I‘m hoping to do Kili soon, is December a possible month?


03/10/2008 21:00
what a cool trip, those pics of the glacier are pretty spectacular.


Thanks guys
11/30/2010 17:28
Mtgirl> I need to spend more time in the gym strengthening my neck so that I can carry my pack "porter style".
Kevin> Thanks for the comments.
Malcom> Jan-Feb and Aug-Sep are best months but you can climb anytime really.
Lordhelmut> Those pics are my favorite from the entire trip. It was an amazing sight.


Awesome account
03/11/2008 04:01
What a great experience that must be! I‘ll bet you‘re awfully glad you gutted it out to the summit.

I appreciate your concern for the porters and the ecology of the mountain. Makes me proud to be an American. I‘ll probably never see Kili, but if I should, I will definitely remember your advice. And we can apply the principles wherever we go.

Mel McKinney

03/11/2008 16:58
Congratulations! It‘s a looong way from your journey to Siesta Rock. Great report. I‘ll second DeTour on thanking you for the tips on tipping and bringing extra gear. Hope to hike w/ you again soon.


Congratulations ...
03/12/2008 21:27
and well done!


Pretty Cool!
11/30/2010 17:28
You got me thinking..........
Maybe take my kids for high school graduation? I'm still assuming they don't kill me first.

Sounds like a special trip. Congratulations.


06/20/2008 02:18
Thanks for an excellent report. Congratulations. You make me want to try it.


Welcome to the club!
11/30/2010 17:28
Can't believe I missed this report until now. I really enjoyed the read.
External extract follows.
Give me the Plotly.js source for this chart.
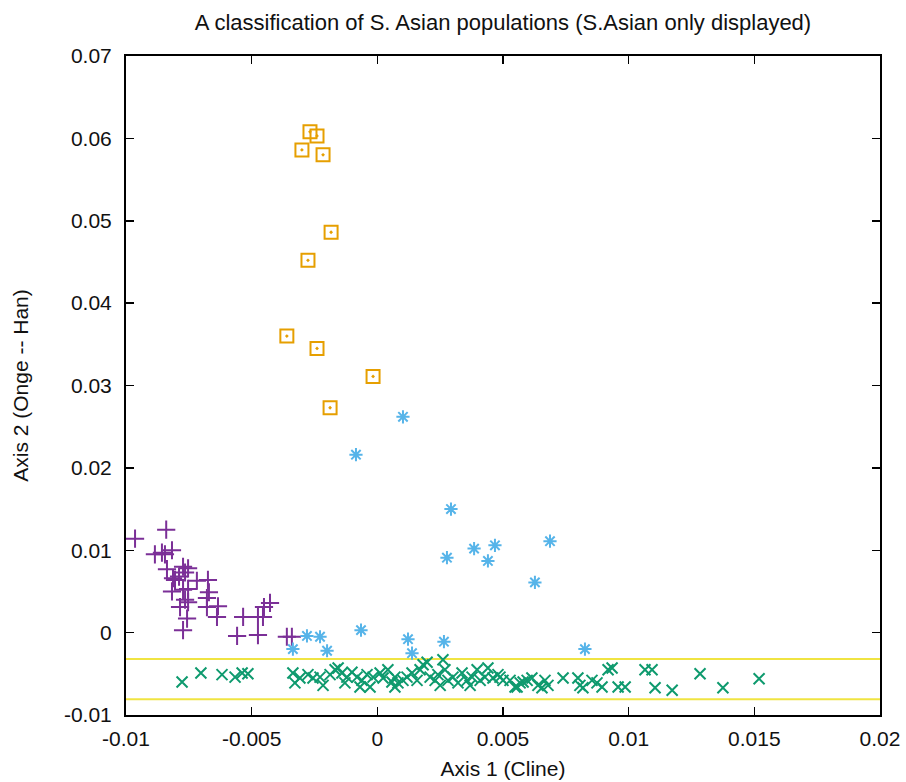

As it turned out, the German in our group kind of lived up to the stereotype. He only wanted to tip at a rate that was 10 percent of the norm. We weren't going to let the porters get screwed, so we were going to make up for his discrepancy ... but then, on summit day, he had some AMS and he noticed how much the porters helped him out, so he finally conceded to our amounts.

Some of your text had me laughing my ass off. When I said the Lava Tower restrooms were "nice," it's all relative. Many people have probably shat there since then.

Pretty cool how you two sought out a full-moon hike, too. It was just the icing on the cake, and it made headlamps not necessary.

I love your glacier shots! Those are awesome. We summitted just before the sun, and my feet were frozen, so I didn't get to completely enjoy those sights.

Overall, congratulations on the climb, and thanks for posting!